Endurance in the struggle comes from the wisdom which comes from understanding who God is in a deeper way, including the depth of His love, and how He is in control. Through this also comes spiritual comfort and joy from God that transcends the tragedy of our circumstances. Endurance also means trusting in His power to bring about spiritual victory in our situation -- whatever 'spiritual victory' might mean. And spiritual victory is defined in God's terms, not ours, since we are not privy to the details of the spiritual battle or what God is doing in the spiritual realm.

In Job's case, the primary purpose behind God allowing Job's manner and degree of suffering is not revealed. But we see more tangible purposes fulfilled in the results seen in people's lives. Job was healed (and not just physically), spiritually changed, deeper, wiser, more humble, and as a result, was able to experience God's blessing at a greater level. His false friends were humbled. And probably most importantly, God was glorified in everything.

As feeble humans, it is difficult to perceive God's love and comfort in bad times, which is why we must be reminded by stories like Job's. It is easier to understand in retrospect, after we've had time to think and see some of the ways God was there to heal, comfort, and teach us through adversity. But we are also to prepare ourselves with this wisdom and understanding so that we can be ready for when hard times come -- and they will come.
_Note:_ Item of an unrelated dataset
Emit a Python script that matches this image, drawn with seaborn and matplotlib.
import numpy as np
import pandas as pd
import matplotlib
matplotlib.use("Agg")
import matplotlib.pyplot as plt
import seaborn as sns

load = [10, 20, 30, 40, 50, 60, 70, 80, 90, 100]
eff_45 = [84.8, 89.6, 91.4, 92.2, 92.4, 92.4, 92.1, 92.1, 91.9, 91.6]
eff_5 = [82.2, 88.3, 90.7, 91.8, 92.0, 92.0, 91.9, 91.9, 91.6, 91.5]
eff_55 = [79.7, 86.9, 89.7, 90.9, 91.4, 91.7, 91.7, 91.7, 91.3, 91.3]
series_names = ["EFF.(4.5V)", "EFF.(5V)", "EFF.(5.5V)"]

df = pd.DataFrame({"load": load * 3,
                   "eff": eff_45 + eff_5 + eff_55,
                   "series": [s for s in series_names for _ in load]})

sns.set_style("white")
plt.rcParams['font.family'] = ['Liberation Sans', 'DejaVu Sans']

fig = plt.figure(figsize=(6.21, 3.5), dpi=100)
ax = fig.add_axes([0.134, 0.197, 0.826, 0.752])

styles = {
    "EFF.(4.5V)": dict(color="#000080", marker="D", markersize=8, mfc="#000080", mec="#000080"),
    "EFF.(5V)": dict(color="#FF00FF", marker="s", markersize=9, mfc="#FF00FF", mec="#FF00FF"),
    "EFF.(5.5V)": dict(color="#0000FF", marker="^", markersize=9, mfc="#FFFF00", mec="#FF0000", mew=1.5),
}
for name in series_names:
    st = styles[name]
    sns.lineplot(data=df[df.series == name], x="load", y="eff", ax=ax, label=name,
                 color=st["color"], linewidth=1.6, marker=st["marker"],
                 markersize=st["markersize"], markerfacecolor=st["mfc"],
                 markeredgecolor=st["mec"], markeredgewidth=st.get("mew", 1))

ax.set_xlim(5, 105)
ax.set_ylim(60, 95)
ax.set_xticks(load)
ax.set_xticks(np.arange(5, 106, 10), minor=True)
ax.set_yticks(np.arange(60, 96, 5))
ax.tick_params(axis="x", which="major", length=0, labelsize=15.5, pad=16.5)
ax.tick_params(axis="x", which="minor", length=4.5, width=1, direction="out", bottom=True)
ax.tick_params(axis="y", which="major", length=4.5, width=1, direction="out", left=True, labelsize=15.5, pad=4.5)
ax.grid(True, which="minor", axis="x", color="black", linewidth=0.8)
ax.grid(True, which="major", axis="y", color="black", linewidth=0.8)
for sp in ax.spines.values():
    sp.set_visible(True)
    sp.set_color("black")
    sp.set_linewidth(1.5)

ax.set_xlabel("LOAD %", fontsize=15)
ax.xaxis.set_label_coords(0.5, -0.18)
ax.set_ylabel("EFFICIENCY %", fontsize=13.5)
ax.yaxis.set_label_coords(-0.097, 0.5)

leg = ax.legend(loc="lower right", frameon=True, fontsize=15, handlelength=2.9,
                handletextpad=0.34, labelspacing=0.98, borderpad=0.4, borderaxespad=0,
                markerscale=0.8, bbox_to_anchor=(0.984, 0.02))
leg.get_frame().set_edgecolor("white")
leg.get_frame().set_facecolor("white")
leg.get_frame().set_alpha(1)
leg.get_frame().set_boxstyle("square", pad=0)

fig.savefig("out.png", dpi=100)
Adversity is part of the Christian life, but paradoxically and in ways we can't understand, this is so because God loves us so much. During bad times, He especially wants us to understand His power and how deeply He loves us.

[Originally published in OEM newsletter, 2002]


What I love about Job is the Otherness of God, or his Transcendence. I find that in no other book of the bible is it made so clear that God is not like us.

We are so adept at anthropomorphising God that in the back of our minds we limit him with our own limitations. And so we deny his absolute Goodness, his Eternalness etc, and eventually deny his Faithfulness. If God is not powerful or faithful or good etc, there is no point in prayer and our spiritual lives are in tailspin.

Job gives a radical new perspective on God for me every time I read it. I shy away from the weird things in there about why God would strike a bargain with Satan in the first place etc, but push through the moaning and the false accusations to have my mind blown away by his Otherness. Only in the context of his Otherness does my spiritual life make any sense.